How to Buy Crypto Presales in Timor Leste
Learning how to buy crypto presales in Timor Leste requires navigating a thin regulatory framework, limited local banking infrastructure, and a reliance on international on-ramps. This guide walks through every practical step: the current legal landscape, which exchanges serve Timorese residents, which payment methods actually work, how to set up a non-custodial wallet, what KYC documentation you will need, and the tax pointers every investor should understand before committing capital. Follow this process and you will be positioned to participate in token presales from anywhere in the country.
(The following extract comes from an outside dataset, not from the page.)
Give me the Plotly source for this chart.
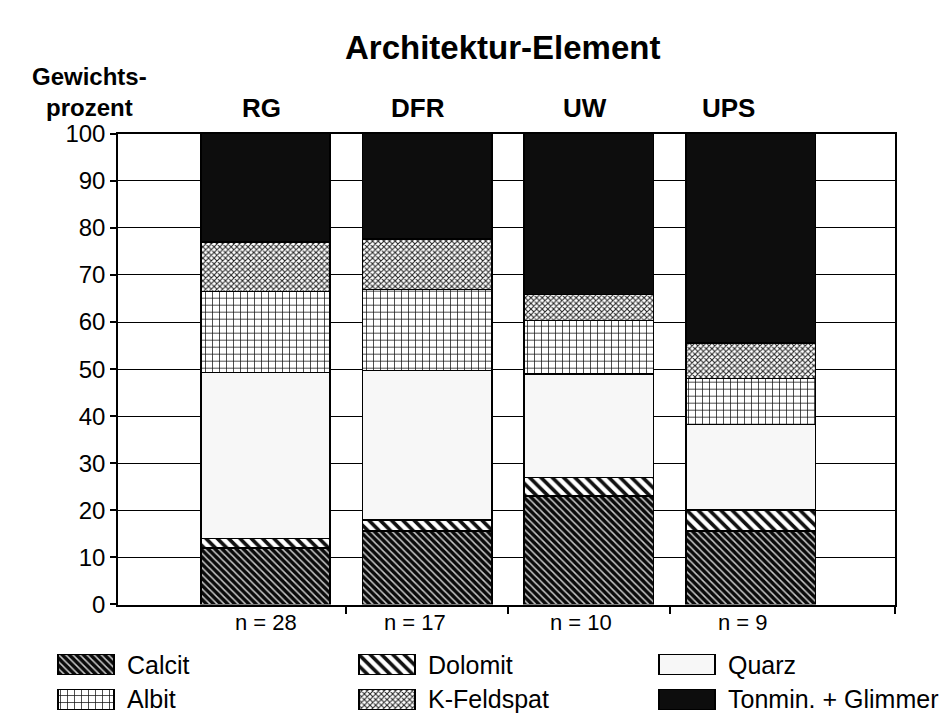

The Regulatory and Legal Context in Timor Leste
Timor Leste does not have a dedicated cryptocurrency law or a formal digital-asset regulatory framework as of mid-2024. The Banco Central de Timor-Leste (BCTL) has issued general caution statements about virtual currencies, warning citizens of volatility and scam risk, but it has not banned ownership, trading, or participation in token presales.
The practical implication is a grey zone: crypto is neither explicitly legal nor explicitly illegal for individuals. Institutional services such as banks are not permitted to offer crypto products, but private citizens holding and trading digital assets through foreign exchanges operate without a specific prohibition.
Key points to keep in mind:
- There is no licensing regime for crypto exchanges operating locally.
- Foreign exchanges serving Timorese users do so under their own jurisdictions' rules.
- Anti-money laundering (AML) and know-your-customer (KYC) obligations you encounter come from the exchange's home jurisdiction, not Timorese law.
- The USD is the official currency of Timor Leste, which simplifies USD-denominated stablecoin rails considerably.
Because regulation is nascent, the burden falls on individuals to practise sound due diligence on every project they consider funding. Presales carry substantially higher risk than buying listed tokens: there is no secondary market liquidity at entry, vesting schedules can lock capital for months, and a high proportion of projects never reach their launch targets.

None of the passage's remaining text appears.